Executive summary
The Presidential Growth and Development Summit, held in July 2003, endorsed special measures to support co-operatives as part of strategies for job creation in the South African economy.
Responsibility for co-operatives in government has been transferred from the Department of Agriculture to the Department of Trade and Industry, where a Co-operative Enterprise Development Division has now been established.
A Co-operatives Bill, due to be passed into law in 2004, is currently under final discussion.
Against the backdrop of renewed interest in co-ops in South Africa, this paper provides a background to the issues: to the co-op principles, to the different forms of co-op that have emerged around the world,
to key debates and challenges in the co-op movement, and to the track record of various forms of co-op internationally and in South Africa.
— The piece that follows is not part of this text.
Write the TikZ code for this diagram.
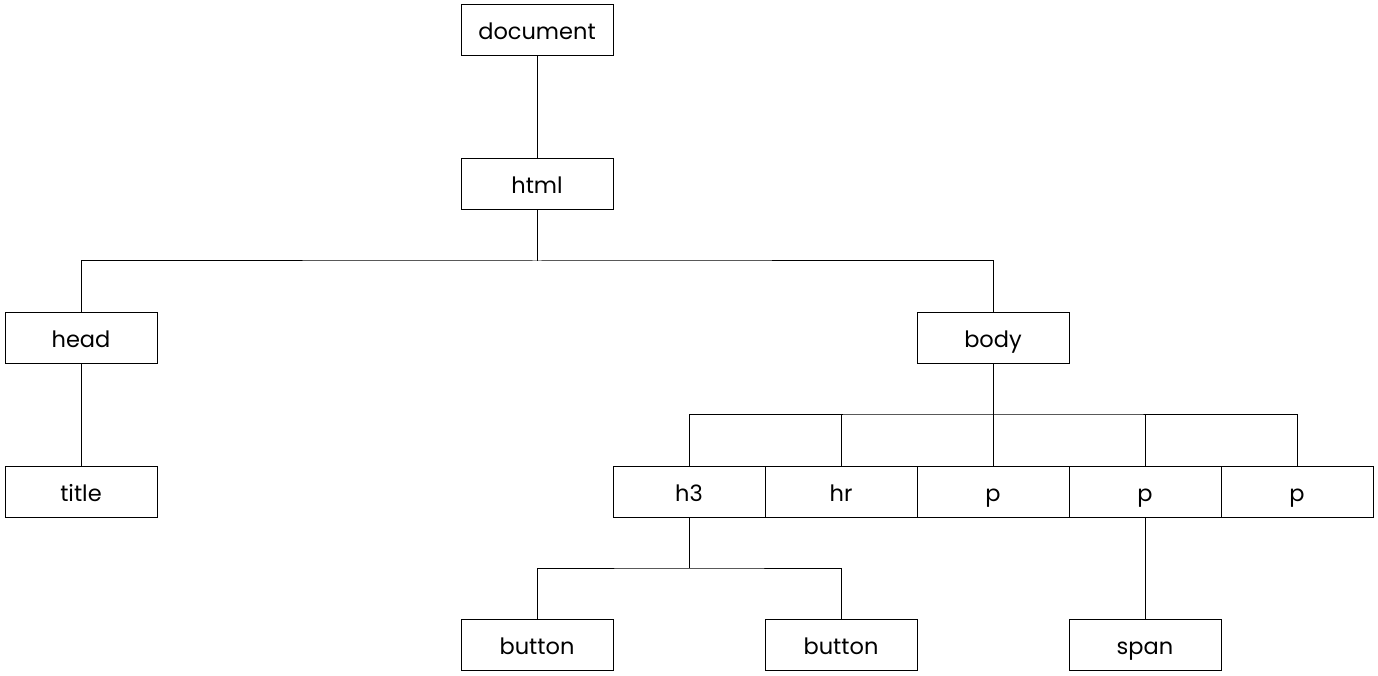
\documentclass[tikz,border=0pt]{standalone}
\usepackage{fontspec}
\setmainfont{Poppins}
\begin{document}
\begin{tikzpicture}[x=1pt,y=-1pt,
  box/.style={draw=black,line width=1pt,minimum width=152pt,minimum height=51pt,inner sep=0pt,text height=25pt,text depth=6pt,font=\fontsize{22.5}{26}\selectfont,text=black},
  conn/.style={draw=black,line width=1pt}]
\useasboundingbox (0,0) rectangle (1378,676);
\node[box] (document) at (537,30.5) {document};
\node[box] (html) at (537,184) {html};
\node[box] (head) at (81,337.5) {head};
\node[box] (body) at (993,337.5) {body};
\node[box] (title) at (81,491.5) {title};
\node[box] (h3) at (689,491.5) {h3};
\node[box] (hr) at (841,491.5) {hr};
\node[box] (p1) at (993,491.5) {p};
\node[box] (p2) at (1145,491.5) {p};
\node[box] (p3) at (1297,491.5) {p};
\node[box] (b1) at (537,644.5) {button};
\node[box] (b2) at (841,644.5) {button};
\node[box] (span) at (1145,644.5) {span};
\coordinate (j1) at (537,261);
\coordinate (j2) at (993,414);
\coordinate (j3) at (689,568);
\draw[conn] (document) -- (html);
\draw[conn] (html) -- (j1);
\draw[conn] (head.north) |- (j1) -| (body.north);
\draw[conn] (head) -- (title);
\draw[conn] (body) -- (j2);
\draw[conn] (h3.north) |- (j2) -| (p3.north);
\draw[conn] (hr.north) -- (hr.north |- j2);
\draw[conn] (p1.north) -- (j2);
\draw[conn] (p2.north) -- (p2.north |- j2);
\draw[conn] (h3) -- (j3);
\draw[conn] (b1.north) |- (j3) -| (b2.north);
\draw[conn] (p2) -- (span);
\end{tikzpicture}
\end{document}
A conceptual distinction is highlighted between worker co-ops, in which workers in an enterprise own and control the co-op, and user-owned co-ops, in which the members are users of the services of the co-op,
without any necessary employment relationship within the enterprise - such as co-op banks, consumer co-ops, or marketing co-ops.
The paper provides case studies of the Mondragon Co-operative in Spain, the Italian Legacoop, forms of worker-ownership emerging in response to privatization in China, and the case of popular mobilization for co-op development in Kerala State,
in India: before turning to the South African experience.
In South Africa, with the exception of the large agricultural marketing, input supply and processing co-ops, the co-op movement remains underdeveloped. The current status of worker co-ops, financial services co-ops, housing co-ops and others is described,
before turning to explore lessons from the 1980’s and early 1990’s, when there was a similar push for co-op development as is now reflected in the GDS process.
In the South African debate, the focus has been on worker co-ops, which have been seen as a vehicle for job creation, and as providing a democratic alternative to conventional forms of work. User co-ops have attracted less interest.
The paper argues for a fresh look at the role and development potential of different kinds of co-op in the South African context, and in particular, for a shift in focus to user co-ops.
Worker co-ops are a complex and specialised form of enterprise, requiring high levels of internal skill or external technical support to succeed, placing real constraints on their potential as a vehicle for mass job creation. By contrast,
the paper argues that the forms of economic co-operation characteristic of user co-ops are better able to mobilize wide participation, and can reduce costs, enhance incomes, and improve the viability of business activities,
across the spectrum of formal and informal enterprise activities. As a result, user co-ops hold out significant potential to contribute to the reduction of poverty, to empowerment, to job creation and to enhanced forms of social mobilization to achieve these ends.